The cine film begins with the Queen playing with a corgi on the lawn in the gardens of Balmoral, before she waves to the camera with Margaret.

The Queen Mother then makes a Nazi salute and, after glancing towards her mother, her young daughter mimics the gesture.

When the Queen Mother repeats the salute, joined by Edward, Margaret raises her left hand before the two children continue dancing and playing on the grass while the older royals salute yet again, looking towards the camera.

The infamous gesture was used widely in Britain to mock Hitler in the '30s and its performance was not automatically considered an approval of his regime.

A source at Buckingham Palace said: “Most people will see these pictures in their proper context and time

.

"This is a family playing and momentarily referencing a gesture many would have seen from contemporary news reels.

"No one at that time had any sense how it would evolve. To imply anything else is misleading and dishonest.

"The Queen is around six years of age at the time and entirely innocent of attaching any meaning to these gestures.

"The Queen and her family's service and dedication to the welfare of this nation during the war, and the 63 years The Queen has spent building relations between nations and peoples speaks for itself.”

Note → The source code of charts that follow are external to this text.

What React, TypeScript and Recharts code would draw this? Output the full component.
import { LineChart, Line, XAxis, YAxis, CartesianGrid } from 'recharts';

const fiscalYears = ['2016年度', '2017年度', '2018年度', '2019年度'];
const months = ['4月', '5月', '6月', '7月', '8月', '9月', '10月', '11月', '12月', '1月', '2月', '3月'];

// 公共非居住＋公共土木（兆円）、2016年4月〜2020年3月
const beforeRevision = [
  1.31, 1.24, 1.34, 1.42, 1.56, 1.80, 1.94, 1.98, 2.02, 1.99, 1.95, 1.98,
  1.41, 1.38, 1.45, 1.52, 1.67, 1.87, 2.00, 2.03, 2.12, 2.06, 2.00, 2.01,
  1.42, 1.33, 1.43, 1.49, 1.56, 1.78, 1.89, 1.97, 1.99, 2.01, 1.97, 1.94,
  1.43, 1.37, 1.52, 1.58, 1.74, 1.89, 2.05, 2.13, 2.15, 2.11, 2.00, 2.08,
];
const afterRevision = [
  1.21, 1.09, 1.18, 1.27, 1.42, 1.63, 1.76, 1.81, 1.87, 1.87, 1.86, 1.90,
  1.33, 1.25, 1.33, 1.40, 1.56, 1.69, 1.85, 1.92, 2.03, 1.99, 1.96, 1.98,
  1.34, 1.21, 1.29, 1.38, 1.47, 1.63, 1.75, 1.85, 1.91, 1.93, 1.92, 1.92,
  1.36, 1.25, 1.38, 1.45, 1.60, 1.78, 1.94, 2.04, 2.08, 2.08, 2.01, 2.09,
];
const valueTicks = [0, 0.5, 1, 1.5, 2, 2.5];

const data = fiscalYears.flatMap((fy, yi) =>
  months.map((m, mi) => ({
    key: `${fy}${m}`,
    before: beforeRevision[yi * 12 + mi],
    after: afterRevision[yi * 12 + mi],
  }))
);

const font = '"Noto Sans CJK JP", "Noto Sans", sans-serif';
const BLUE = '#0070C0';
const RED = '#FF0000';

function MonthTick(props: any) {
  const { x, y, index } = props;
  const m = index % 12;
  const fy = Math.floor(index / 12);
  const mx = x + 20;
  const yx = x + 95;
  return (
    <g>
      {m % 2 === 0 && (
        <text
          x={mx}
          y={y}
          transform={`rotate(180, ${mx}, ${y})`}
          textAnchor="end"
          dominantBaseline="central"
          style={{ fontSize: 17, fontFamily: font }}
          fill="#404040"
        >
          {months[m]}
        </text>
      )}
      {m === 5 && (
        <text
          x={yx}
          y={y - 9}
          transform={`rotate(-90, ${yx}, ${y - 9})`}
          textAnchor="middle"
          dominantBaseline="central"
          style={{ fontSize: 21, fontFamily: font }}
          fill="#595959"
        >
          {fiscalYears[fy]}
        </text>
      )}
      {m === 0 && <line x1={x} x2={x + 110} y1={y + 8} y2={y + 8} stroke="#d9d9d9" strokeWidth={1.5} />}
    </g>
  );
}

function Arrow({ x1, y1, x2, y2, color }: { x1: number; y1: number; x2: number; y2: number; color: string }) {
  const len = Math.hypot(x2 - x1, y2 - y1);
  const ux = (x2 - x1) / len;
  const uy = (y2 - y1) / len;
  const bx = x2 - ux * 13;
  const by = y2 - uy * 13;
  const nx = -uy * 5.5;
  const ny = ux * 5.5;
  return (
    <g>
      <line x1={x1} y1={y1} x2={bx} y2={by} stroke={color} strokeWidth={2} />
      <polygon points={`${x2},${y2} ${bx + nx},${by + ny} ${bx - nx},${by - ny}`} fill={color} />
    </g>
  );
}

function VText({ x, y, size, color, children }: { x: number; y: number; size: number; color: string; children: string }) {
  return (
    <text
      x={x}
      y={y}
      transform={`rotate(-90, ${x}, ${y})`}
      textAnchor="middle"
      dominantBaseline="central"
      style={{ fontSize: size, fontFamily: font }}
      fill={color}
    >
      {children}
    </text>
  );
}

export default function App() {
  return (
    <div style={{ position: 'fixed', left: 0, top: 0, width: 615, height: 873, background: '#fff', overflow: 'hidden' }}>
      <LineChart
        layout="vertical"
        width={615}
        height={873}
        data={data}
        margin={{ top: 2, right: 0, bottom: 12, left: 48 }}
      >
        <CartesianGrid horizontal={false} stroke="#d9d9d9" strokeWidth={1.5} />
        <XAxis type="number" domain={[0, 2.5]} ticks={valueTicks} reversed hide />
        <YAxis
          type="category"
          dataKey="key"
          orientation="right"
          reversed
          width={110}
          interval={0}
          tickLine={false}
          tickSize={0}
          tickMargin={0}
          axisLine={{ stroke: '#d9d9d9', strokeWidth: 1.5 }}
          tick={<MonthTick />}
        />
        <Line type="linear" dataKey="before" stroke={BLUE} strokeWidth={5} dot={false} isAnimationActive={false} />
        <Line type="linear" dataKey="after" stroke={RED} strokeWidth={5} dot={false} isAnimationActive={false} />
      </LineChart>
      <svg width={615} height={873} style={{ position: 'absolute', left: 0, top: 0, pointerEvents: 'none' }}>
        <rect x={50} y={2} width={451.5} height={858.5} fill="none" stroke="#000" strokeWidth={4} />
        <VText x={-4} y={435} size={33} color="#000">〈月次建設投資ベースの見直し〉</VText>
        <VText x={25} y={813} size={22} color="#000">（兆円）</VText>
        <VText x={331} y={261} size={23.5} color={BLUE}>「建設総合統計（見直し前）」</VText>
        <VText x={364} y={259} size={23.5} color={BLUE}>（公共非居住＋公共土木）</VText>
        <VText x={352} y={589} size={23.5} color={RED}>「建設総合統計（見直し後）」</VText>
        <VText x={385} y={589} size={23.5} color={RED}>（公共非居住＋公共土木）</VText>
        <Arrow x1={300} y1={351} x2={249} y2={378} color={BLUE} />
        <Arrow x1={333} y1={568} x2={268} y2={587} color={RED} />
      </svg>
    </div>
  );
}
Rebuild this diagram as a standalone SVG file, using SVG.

Edward, who was on the throne for a less than a year in 1936 before controversially abdicating to marry American divorcee Wallis Simpson, faced persistent accusations of being a Nazi sympathiser during his lifetime and since his death in 1972.

Wallis Simpson and the Duke of Windsor meeting Adolf Hitler in 1937
Wallis Simpson and the Duke of Windsor meeting Adolf Hitler in 1937 (PA)

The Sun defended its publication of the private family footage by saying it was in the public interest to expose his alleged Nazi links and defended the Queen Mother, Queen and Princess Margaret.

The Queen, who is patron of the Holocaust Memorial Day Trust, joined the Women's Auxiliary Territorial Service during the Second World War and visited a concentration camp in Germany last month.

But her reported hatred for the Nazi regime was not shared by her uncle, who would have been installed as a puppet king by the Third Reich in the event of an invasion, according to a 1940 government memo.